Quale funzione svolge la scuola? Come può supportare un bambino?

La Scuola è il banco di prova dell’adattamento positivo alla realtà conquistata nell’ambito familiare. La Scuola ha i suoi obiettivi e le sue regole che l’allievo deve seguire con l’aiuto comprensivo e amorevole delle insegnanti e con la relativa accettazione della funzione di guida e di valutazione.
In diversi casi risulta necessaria la collaborazione con le insegnanti per la comprensione del problema e per procedere con un obiettivo comune.
Troppo spesso viene richiesta l’insegnante di sostegno che ora giustamente è per la classe.

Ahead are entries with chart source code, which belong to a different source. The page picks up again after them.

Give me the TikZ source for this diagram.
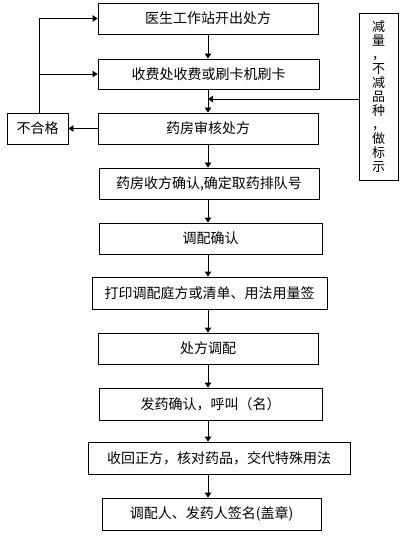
\documentclass[tikz,border=0pt]{standalone}
\usepackage{fontspec}
\setmainfont{Noto Sans CJK SC}
\usepackage{tikz}
\usetikzlibrary{arrows.meta,positioning,calc}
\tikzset{
  basebox/.style={rectangle,draw=black,line width=0.8pt,align=center,inner sep=0pt,
                  font=\fontsize{14}{16}\selectfont},
  procnode/.style={basebox,minimum width=220pt,minimum height=31pt},
  failnode/.style={basebox,minimum width=61pt,minimum height=31pt},
  sidenode/.style={basebox,minimum width=39pt,minimum height=167pt,
                   font=\fontsize{13}{14}\selectfont},
  arr/.style={-{Triangle[length=5pt,width=6.5pt]},line width=0.8pt,color=black},
  plain/.style={line width=0.8pt,color=black}
}

\begin{document}
\begin{tikzpicture}[x=1pt,y=-1pt]
  \useasboundingbox (0,0) rectangle (419,537);

  %% Main flow
  \node[procnode] (doctor) at (208,18.5) {医生工作站开出处方};
  \node[procnode,minimum width=221pt,minimum height=30pt] (pay) at (208.5,74) {收费处收费或刷卡机刷卡};
  \node[procnode] (audit) at (208,128.5) {药房审核处方};
  \node[procnode] (queue) at (209,183.5) {药房收方确认,确定取药排队号};
  \node[procnode,minimum width=223pt] (confirm) at (210.5,238.5) {调配确认};
  \node[procnode,minimum width=235pt,minimum height=32pt] (print) at (209.5,293) {打印调配庭方或清单、用法用量签};
  \node[procnode] (dispense) at (208,348.5) {处方调配};
  \node[procnode,minimum width=223pt,minimum height=32pt] (call) at (210.5,404) {发药确认，呼叫（名）};
  \node[procnode,minimum width=262pt,minimum height=32pt] (check) at (219,458) {收回正方，核对药品，交代特殊用法};
  \node[procnode,minimum width=219pt,minimum height=32pt] (sign) at (211.5,514) {调配人、发药人签名(盖章)};

  %% Side nodes
  \node[failnode] (fail) at (37.5,128.5) {不合格};
  \node[sidenode] (reduce) at (378.5,96.5) {减\\量\\，\\不\\减\\品\\种\\，\\做\\标\\示};

  \coordinate (spine) at (208,0);
  \coordinate (join) at (208,99);
  \coordinate (loop) at (39,0);

  %% Arrows down the flow
  \foreach \a/\b in {doctor/pay,pay/audit,audit/queue,queue/confirm,confirm/print,
                     print/dispense,dispense/call,call/check,check/sign}
    \draw[arr] (\a.south -| spine) -- (\b.north -| spine);

  %% Rejection loop
  \draw[arr] (audit.west) -- (fail.east);
  \draw[arr] (fail.north -| loop) -- (doctor.west -| loop) -- (doctor.west);
  \draw[arr] (pay.west -| loop) -- (pay.west);

  %% Reduction note
  \draw[arr] (reduce.west |- join) -- (join);
\end{tikzpicture}
\end{document}
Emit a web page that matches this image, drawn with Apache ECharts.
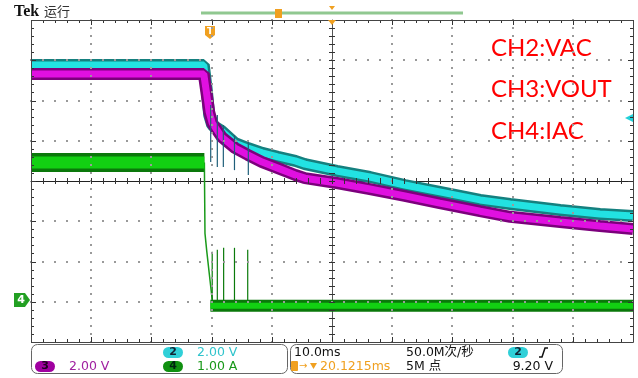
<!DOCTYPE html>
<html><head><meta charset="utf-8">
<script src="https://cdn.jsdelivr.net/npm/echarts@6/dist/echarts.min.js"></script>
<style>html,body{margin:0;padding:0;background:#fff}#c{width:638px;height:378px}</style>
</head><body><div id="c"></div>
<script>
// Time in ms relative to screen centre (10 ms/div); level in screen divisions (8 div tall)
const vacTime  = [-50, -21.3, -20.8, -20.4, -19.9, -18.3, -16.1, -14.0, -11.6, -9.0, -6.1, -4.5, 0.8, 6.3, 12.1, 17.9, 24.6, 29.6, 37.9, 44.5, 50];
const vacLevel = [2.88, 2.88, 2.26, 1.64, 1.39, 1.24, 0.94, 0.82, 0.70, 0.60, 0.50, 0.42, 0.25, 0.10, -0.10, -0.27, -0.47, -0.57, -0.72, -0.82, -0.87];

const voutTime  = [-50, -21.3, -20.8, -20.4, -19.9, -18.3, -16.1, -14.0, -11.6, -9.0, -6.1, -4.5, 0.8, 6.3, 12.1, 17.9, 24.6, 29.6, 37.9, 44.5, 50];
const voutLevel = [2.66, 2.66, 2.14, 1.71, 1.44, 1.09, 0.82, 0.65, 0.47, 0.32, 0.15, 0.07, -0.05, -0.20, -0.37, -0.55, -0.75, -0.89, -1.02, -1.12, -1.19];

const iacOnTime   = [-50, -21.2];
const iacOnLevel  = [0.46, 0.46];
const iacDropTime  = [-21.2, -21.1, -20.8, -19.9];
const iacDropLevel = [0.46, -1.30, -1.75, -2.95];
const iacOffTime  = [-20.2, 50];
const iacOffLevel = [-3.10, -3.10];

// glitch spikes: time, low, high
const iacSpikeTime = [-19.9, -19.05, -18.0, -16.2, -14.0];
const iacSpikeTop  = [-1.76, -1.71, -1.66, -1.66, -1.71];
const iacSpikeBase = [-3.0, -3.0, -3.0, -3.0, -3.0];

const vSpikeTime = [-20.15, -19.05, -18.05, -16.2, -13.9];
const vSpikeTop  = [1.89, 1.64, 1.39, 1.14, 0.97];
const vSpikeLow  = [0.47, 0.35, 0.35, 0.27, 0.15];

const labels = ['CH2:VAC', 'CH3:VOUT', 'CH4:IAC'];

// graticule: 10 x 8 divisions, 5 minor ticks per division
const X_MIN = -50, X_MAX = 50, X_DIV = 10, Y_MIN = -4, Y_MAX = 4, Y_DIV = 1, MINOR = 5;

const pairs = (t, v) => t.map((x, i) => [x, v[i]]);
const triples = (t, a, b) => t.map((x, i) => [x, a[i], b[i]]);

const xTicks = [], yTicks = [];
for (let i = 0; i <= (X_MAX - X_MIN) / X_DIV * MINOR; i++) xTicks.push([X_MIN + i * X_DIV / MINOR, 0, i % MINOR === 0 ? 1 : 0]);
for (let i = 0; i <= (Y_MAX - Y_MIN) / Y_DIV * MINOR; i++) yTicks.push([0, Y_MIN + i * Y_DIV / MINOR, i % MINOR === 0 ? 1 : 0]);

// graticule dots along interior division lines
const gridDots = [];
xTicks.forEach(xt => {
  if (xt[2] === 1 && xt[0] !== X_MIN && xt[0] !== X_MAX && xt[0] !== 0)
    yTicks.forEach(yt => gridDots.push([xt[0], yt[1]]));
});
yTicks.forEach(yt => {
  if (yt[2] === 1 && yt[1] !== Y_MIN && yt[1] !== Y_MAX && yt[1] !== 0)
    xTicks.forEach(xt => gridDots.push([xt[0], yt[1]]));
});

function band(name, data, outer, inner, cEdge, cCore, z) {
  return [
    {type:'line', name:name, data:data, showSymbol:false, symbol:'none', silent:true, z:z,
     lineStyle:{color:cEdge, width:outer, join:'bevel', cap:'butt'}},
    {type:'line', name:name+'core', data:data, showSymbol:false, symbol:'none', silent:true, z:z+0.5,
     lineStyle:{color:cCore, width:inner, join:'bevel', cap:'butt'}}
  ];
}
function spikes(data, color, z) {
  return {type:'custom', data:data, z:z, silent:true,
    encode:{x:0, y:[1,2]},
    renderItem:(p, api) => {
      const a = api.coord([api.value(0), api.value(1)]);
      const b = api.coord([api.value(0), api.value(2)]);
      return {type:'line', shape:{x1:a[0], y1:a[1], x2:b[0], y2:b[1]}, style:{stroke:color, lineWidth:1.2}};
    }};
}
const tickStyle = {stroke:'#333', lineWidth:1};
const snap = v => Math.round(v) + 0.5;
function tickSeries(data, vertical) {
  return {type:'custom', data:data, z:12, silent:true, encode:{x:0, y:1},
    renderItem:(p, api) => {
      const major = api.value(2) === 1;
      const e = major ? 5 : 3;
      const children = [];
      if (vertical) {
        const x = snap(api.coord([api.value(0), 0])[0]);
        const yTop = api.coord([0, Y_MAX])[1], yBot = api.coord([0, Y_MIN])[1], yMid = api.coord([0, 0])[1];
        children.push({type:'line', shape:{x1:x, y1:yTop, x2:x, y2:yTop + e}, style:tickStyle});
        children.push({type:'line', shape:{x1:x, y1:yBot, x2:x, y2:yBot - e}, style:tickStyle});
        children.push({type:'line', shape:{x1:x, y1:yMid - 3, x2:x, y2:yMid + 3}, style:tickStyle});
      } else {
        const y = snap(api.coord([0, api.value(1)])[1]);
        const xL = api.coord([X_MIN, 0])[0], xR = api.coord([X_MAX, 0])[0], xM = api.coord([0, 0])[0];
        children.push({type:'line', shape:{x1:xL, y1:y, x2:xL + e, y2:y}, style:tickStyle});
        children.push({type:'line', shape:{x1:xR, y1:y, x2:xR - e, y2:y}, style:tickStyle});
        children.push({type:'line', shape:{x1:xM - 3, y1:y, x2:xM + 3, y2:y}, style:tickStyle});
      }
      return {type:'group', children:children};
    }};
}
const dotSeries = {type:'custom', data:gridDots, z:11, silent:true, encode:{x:0, y:1},
  renderItem:(p, api) => {
    const c = api.coord([api.value(0), api.value(1)]);
    return {type:'rect', shape:{x:Math.round(c[0]) - 1, y:Math.round(c[1]) - 1, width:2, height:2},
      style:{fill:'#9a9a9a'}};
  }};
const frameSeries = {type:'custom', data:[[X_MIN, Y_MAX]], z:13, silent:true, encode:{x:0, y:1},
  renderItem:(p, api) => {
    const a = api.coord([X_MIN, Y_MAX]), b = api.coord([X_MAX, Y_MIN]);
    return {type:'rect', shape:{x:snap(a[0]), y:snap(a[1]), width:Math.round(b[0] - a[0]), height:Math.round(b[1] - a[1])},
      style:{fill:'none', stroke:'#444', lineWidth:1}};
  }};

const option = {
  animation:false,
  grid:{left:31, top:20, width:602, height:322, show:false},
  xAxis:{type:'value', min:X_MIN, max:X_MAX, interval:X_DIV,
     axisLabel:{show:false}, axisTick:{show:false}, splitLine:{show:false},
     axisLine:{show:true, onZero:true, lineStyle:{color:'#222', width:1}}},
  yAxis:{type:'value', min:Y_MIN, max:Y_MAX, interval:Y_DIV,
     axisLabel:{show:false}, axisTick:{show:false}, splitLine:{show:false},
     axisLine:{show:true, onZero:true, lineStyle:{color:'#555', width:1}}},
  series:[].concat(
    [dotSeries],
    band('VAC', pairs(vacTime, vacLevel), 12, 7, '#15807f', '#22e2e2', 2),
    band('VOUT', pairs(voutTime, voutLevel), 12, 7, '#7c007c', '#e010e0', 3),
    band('IACon', pairs(iacOnTime, iacOnLevel), 19, 12, '#0a780a', '#12d012', 4),
    [{type:'line', data:pairs(iacDropTime, iacDropLevel), showSymbol:false, symbol:'none', z:4,
      lineStyle:{color:'#1a9a1a', width:1.5}}],
    band('IACoff', pairs(iacOffTime, iacOffLevel), 12, 6, '#0a780a', '#12d012', 4),
    [spikes(triples(iacSpikeTime, iacSpikeBase, iacSpikeTop), '#0a7a0a', 5),
     spikes(triples(vSpikeTime, vSpikeLow, vSpikeTop), '#1f5f7a', 6),
     tickSeries(xTicks, true), tickSeries(yTicks, false), frameSeries]
  ),
  graphic:[
    // header
    {type:'text', left:14, top:4, style:{text:'Tek', font:'bold 16px "Liberation Serif"', fill:'#111'}},
    {type:'text', left:44, top:5, style:{text:'运行', font:'13px "Noto Sans CJK SC"', fill:'#333'}},
    {type:'line', shape:{x1:201, y1:13, x2:463, y2:13}, style:{stroke:'#90c890', lineWidth:3}},
    {type:'rect', shape:{x:275, y:9, width:7, height:9}, style:{fill:'#f0a020'}},
    {type:'polygon', shape:{points:[[329,6],[335,6],[332,10]]}, style:{fill:'#f0a020'}},
    {type:'polygon', shape:{points:[[328,20],[336,20],[332,25]]}, style:{fill:'#f0a020'}, z:20},
    {type:'polygon', shape:{points:[[205,26],[215,26],[215,35],[210,39],[205,35]]}, style:{fill:'#f0a020'}},
    {type:'text', x:210, y:32, style:{text:'T', font:'bold 9px "DejaVu Sans"', fill:'#fff', align:'center', verticalAlign:'middle'}},
    // channel markers
    {type:'polygon', shape:{points:[[14,293],[25,293],[30,300],[25,307],[14,307]]}, style:{fill:'#22a022'}},
    {type:'text', x:21, y:300, style:{text:'4', font:'bold 11px "DejaVu Sans"', fill:'#fff', align:'center', verticalAlign:'middle'}},
    {type:'polygon', shape:{points:[[625,118],[633,114],[633,122]]}, style:{fill:'#22d0d8'}},
    // red labels
    {type:'text', x:491, y:48, style:{text:labels[0], font:'24px Lato', fill:'#ff0000', verticalAlign:'middle'}},
    {type:'text', x:491, y:89, style:{text:labels[1], font:'24px Lato', fill:'#ff0000', verticalAlign:'middle'}},
    {type:'text', x:491, y:131, style:{text:labels[2], font:'24px Lato', fill:'#ff0000', verticalAlign:'middle'}},
    // status boxes
    {type:'rect', shape:{x:31.5, y:344.5, width:256, height:29, r:6}, style:{fill:'none', stroke:'#666', lineWidth:1}},
    {type:'rect', shape:{x:290.5, y:344.5, width:272, height:29, r:6}, style:{fill:'none', stroke:'#666', lineWidth:1}},
    {type:'rect', shape:{x:163, y:347, width:20, height:11, r:5.5}, style:{fill:'#30d0d8'}},
    {type:'text', x:173, y:352.5, style:{text:'2', font:'bold 11px "DejaVu Sans"', fill:'#123', align:'center', verticalAlign:'middle'}},
    {type:'text', x:197, y:352.5, style:{text:'2.00 V', font:'12.5px "DejaVu Sans"', fill:'#30c4cc', verticalAlign:'middle'}},
    {type:'rect', shape:{x:35, y:361, width:20, height:11, r:5.5}, style:{fill:'#a000a0'}},
    {type:'text', x:45, y:366.5, style:{text:'3', font:'bold 11px "DejaVu Sans"', fill:'#200020', align:'center', verticalAlign:'middle'}},
    {type:'text', x:69, y:366.5, style:{text:'2.00 V', font:'12.5px "DejaVu Sans"', fill:'#a020a0', verticalAlign:'middle'}},
    {type:'rect', shape:{x:163, y:361, width:20, height:11, r:5.5}, style:{fill:'#109010'}},
    {type:'text', x:173, y:366.5, style:{text:'4', font:'bold 11px "DejaVu Sans"', fill:'#021', align:'center', verticalAlign:'middle'}},
    {type:'text', x:197, y:366.5, style:{text:'1.00 A', font:'12.5px "DejaVu Sans"', fill:'#189818', verticalAlign:'middle'}},
    {type:'text', x:294, y:352.5, style:{text:'10.0ms', font:'12.5px "DejaVu Sans"', fill:'#111', verticalAlign:'middle'}},
    {type:'text', x:406, y:352.5, style:{text:'50.0M次/秒', font:'12.5px "DejaVu Sans","Noto Sans CJK SC"', fill:'#111', verticalAlign:'middle'}},
    {type:'rect', shape:{x:291, y:361, width:7, height:10, r:1}, style:{fill:'#f0a020'}},
    {type:'text', x:299, y:366.5, style:{text:'→', font:'10px "DejaVu Sans"', fill:'#f0a020', verticalAlign:'middle'}},
    {type:'polygon', shape:{points:[[310,363],[317,363],[313.5,369]]}, style:{fill:'#f0a020'}},
    {type:'text', x:320, y:366.5, style:{text:'20.1215ms', font:'12.5px "DejaVu Sans"', fill:'#f0a020', verticalAlign:'middle'}},
    {type:'text', x:406, y:366.5, style:{text:'5M 点', font:'12.5px "DejaVu Sans","Noto Sans CJK SC"', fill:'#111', verticalAlign:'middle'}},
    {type:'rect', shape:{x:508, y:347, width:20, height:11, r:5.5}, style:{fill:'#30d0d8'}},
    {type:'text', x:518, y:352.5, style:{text:'2', font:'bold 11px "DejaVu Sans"', fill:'#123', align:'center', verticalAlign:'middle'}},
    {type:'polyline', shape:{points:[[539,357],[542,357],[545,348],[548,348]]}, style:{stroke:'#111', lineWidth:1.5, fill:'none'}},
    {type:'text', x:553, y:366.5, style:{text:'9.20 V', font:'12.5px "DejaVu Sans"', fill:'#111', align:'right', verticalAlign:'middle'}}
  ]
};
const chart = echarts.init(document.getElementById('c'), null, {renderer:'canvas'});
chart.setOption(option);
</script>
</body></html>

Un mancato intervento tempestivo, quali conseguenze può avere nello sviluppo di un bambino?

Il costituirsi di una personalità insicura e dipendente, facile preda del potere di altri, difficoltà per un significativo processo di socializzazione e carente affermazione delle reali potenzialità.

Molte delle problematiche che un adulto porta con sé, il più delle volte, trovano nell’infanzia il loro punto d’origine. Ha voglia di approfondire?

Credo che quanto sopra espresso dia la risposta a quello che ritengo fondamentale: è la famiglia dove si prepara il bambino a confrontarsi con il complesso gioco della frustrazione-gratificazione.

In concusione ringrazio Carlo Roberto Russo per il tempo concessomi.